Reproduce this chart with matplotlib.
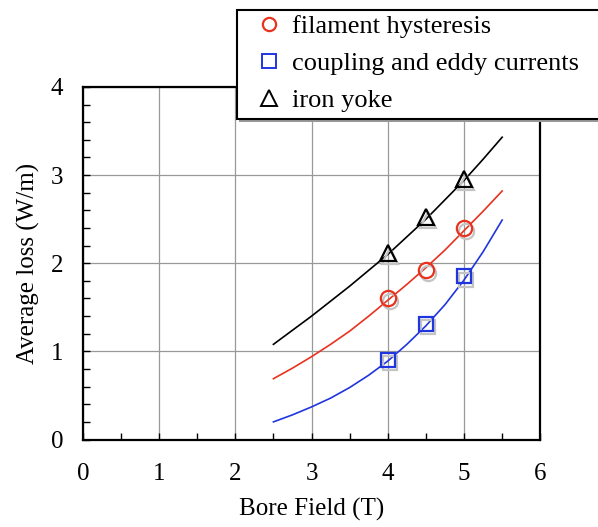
import matplotlib
matplotlib.use('Agg')
import matplotlib.pyplot as plt
import matplotlib.transforms as mtransforms
from matplotlib.patches import Rectangle
from matplotlib.lines import Line2D
from matplotlib.ticker import MultipleLocator

plt.rcParams['font.family'] = ['Liberation Serif', 'DejaVu Serif']

# measured points
field_pts = [4.0, 4.5, 5.0]
hyst_pts = [1.61, 1.92, 2.40]
eddy_pts = [0.90, 1.31, 1.85]
yoke_pts = [2.12, 2.52, 2.96]

# fitted curves
field_curve = [2.5, 2.75, 3.0, 3.25, 3.5, 3.75, 4.0, 4.25, 4.5, 4.75, 5.0, 5.25, 5.5]
hyst_curve = [0.69, 0.81, 0.94, 1.08, 1.23, 1.40, 1.58, 1.76, 1.95, 2.15, 2.37, 2.59, 2.82]
eddy_curve = [0.20, 0.28, 0.37, 0.47, 0.59, 0.73, 0.89, 1.08, 1.29, 1.53, 1.81, 2.13, 2.49]
yoke_curve = [1.08, 1.24, 1.40, 1.57, 1.74, 1.92, 2.10, 2.30, 2.50, 2.72, 2.94, 3.18, 3.43]

labels = ['filament hysteresis', 'coupling and eddy currents', 'iron yoke']
red = '#e8321e'
blue = '#1f35e0'

fig = plt.figure(figsize=(5.98, 5.27), dpi=100)
ax = fig.add_axes([0.1385, 0.166, 0.765, 0.669])

ax.plot(field_curve, yoke_curve, color='black', lw=1.2, zorder=3)
ax.plot(field_curve, hyst_curve, color=red, lw=1.2, zorder=3)
ax.plot(field_curve, eddy_curve, color=blue, lw=1.2, zorder=3)

# marker style per series: (values, marker, size, colour)
series = [(yoke_pts, '^', 12, 'black'), (hyst_pts, 'o', 11, red), (eddy_pts, 's', 10.5, blue)]

# grey drop shadow behind the markers
shadow = mtransforms.offset_copy(ax.transData, fig=fig, x=1.5, y=-2.2, units='points')
for ys, m, size, c in series:
    ax.plot(field_pts, ys, ls='none', marker=m, ms=size, mfc='none', mec='#c4c4c4',
            mew=1.6, transform=shadow, zorder=3.5)
for ys, m, size, c in series:
    ax.plot(field_pts, ys, ls='none', marker=m, ms=size, mfc='none', mec=c, mew=1.6, zorder=4)

ax.set_xlim(0, 6)
ax.set_ylim(0, 4)
ax.xaxis.set_major_locator(MultipleLocator(1))
ax.xaxis.set_minor_locator(MultipleLocator(0.5))
ax.yaxis.set_major_locator(MultipleLocator(1))
ax.yaxis.set_minor_locator(MultipleLocator(0.2))
ax.grid(True, which='major', color='#999999', lw=0.9)
ax.tick_params(which='both', direction='in', top=False, right=False, labelsize=18)
ax.tick_params(which='major', length=5, width=1)
ax.tick_params(which='minor', length=5, width=1)
ax.tick_params(axis='x', pad=17)
ax.tick_params(axis='y', pad=14)
for s in ax.spines.values():
    s.set_linewidth(1.6)

ax.set_xlabel('Bore Field (T)', fontsize=18, labelpad=9)
ax.set_ylabel('Average loss (W/m)', fontsize=18, labelpad=8)

# legend box, runs off the right edge of the figure
W, H = 598.0, 527.0
fig.patches.append(Rectangle((239 / W, 1 - 122 / H), 400 / W, 112 / H, transform=fig.transFigure,
                             facecolor='#999999', edgecolor='none', zorder=5))
fig.patches.append(Rectangle((237 / W, 1 - 119 / H), 400 / W, 109 / H, transform=fig.transFigure,
                             facecolor='white', edgecolor='black', lw=1.5, zorder=5.5))

handles = [
    Line2D([], [], ls='none', marker='o', ms=9.5, mfc='none', mec=red, mew=1.6),
    Line2D([], [], ls='none', marker='s', ms=10, mfc='none', mec=blue, mew=1.4),
    Line2D([], [], ls='none', marker='^', ms=11, mfc='none', mec='black', mew=1.4),
]
leg = fig.legend(handles, labels, loc='upper left', bbox_to_anchor=(256 / W, 1 - 15 / H),
                 frameon=False, fontsize=19, handlelength=1.0, handletextpad=0.35,
                 labelspacing=0.5, borderpad=0, borderaxespad=0)
leg.set_zorder(6)

fig.savefig('out.png', dpi=100)
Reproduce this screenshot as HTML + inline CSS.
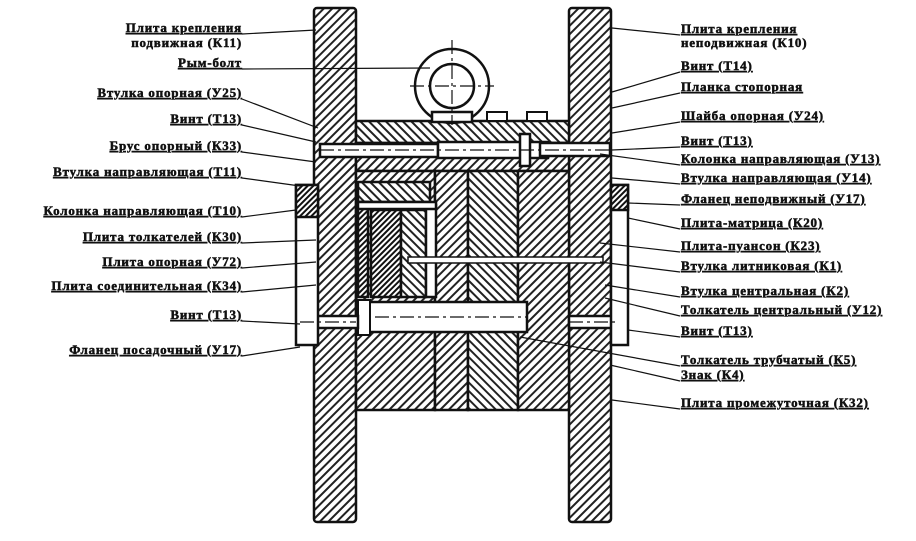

....

• _Stated goal_
The lines from the start of the data through the line that contains "mec=c, mew=1.6, zorder=4)" are to be returned exactly, please, with both ends included and every picture left out.

• _Reply_
Reproduce this chart with matplotlib.
import matplotlib
matplotlib.use('Agg')
import matplotlib.pyplot as plt
import matplotlib.transforms as mtransforms
from matplotlib.patches import Rectangle
from matplotlib.lines import Line2D
from matplotlib.ticker import MultipleLocator

plt.rcParams['font.family'] = ['Liberation Serif', 'DejaVu Serif']

# measured points
field_pts = [4.0, 4.5, 5.0]
hyst_pts = [1.61, 1.92, 2.40]
eddy_pts = [0.90, 1.31, 1.85]
yoke_pts = [2.12, 2.52, 2.96]

# fitted curves
field_curve = [2.5, 2.75, 3.0, 3.25, 3.5, 3.75, 4.0, 4.25, 4.5, 4.75, 5.0, 5.25, 5.5]
hyst_curve = [0.69, 0.81, 0.94, 1.08, 1.23, 1.40, 1.58, 1.76, 1.95, 2.15, 2.37, 2.59, 2.82]
eddy_curve = [0.20, 0.28, 0.37, 0.47, 0.59, 0.73, 0.89, 1.08, 1.29, 1.53, 1.81, 2.13, 2.49]
yoke_curve = [1.08, 1.24, 1.40, 1.57, 1.74, 1.92, 2.10, 2.30, 2.50, 2.72, 2.94, 3.18, 3.43]

labels = ['filament hysteresis', 'coupling and eddy currents', 'iron yoke']
red = '#e8321e'
blue = '#1f35e0'

fig = plt.figure(figsize=(5.98, 5.27), dpi=100)
ax = fig.add_axes([0.1385, 0.166, 0.765, 0.669])

ax.plot(field_curve, yoke_curve, color='black', lw=1.2, zorder=3)
ax.plot(field_curve, hyst_curve, color=red, lw=1.2, zorder=3)
ax.plot(field_curve, eddy_curve, color=blue, lw=1.2, zorder=3)

# marker style per series: (values, marker, size, colour)
series = [(yoke_pts, '^', 12, 'black'), (hyst_pts, 'o', 11, red), (eddy_pts, 's', 10.5, blue)]

# grey drop shadow behind the markers
shadow = mtransforms.offset_copy(ax.transData, fig=fig, x=1.5, y=-2.2, units='points')
for ys, m, size, c in series:
    ax.plot(field_pts, ys, ls='none', marker=m, ms=size, mfc='none', mec='#c4c4c4',
            mew=1.6, transform=shadow, zorder=3.5)
for ys, m, size, c in series:
    ax.plot(field_pts, ys, ls='none', marker=m, ms=size, mfc='none', mec=c, mew=1.6, zorder=4)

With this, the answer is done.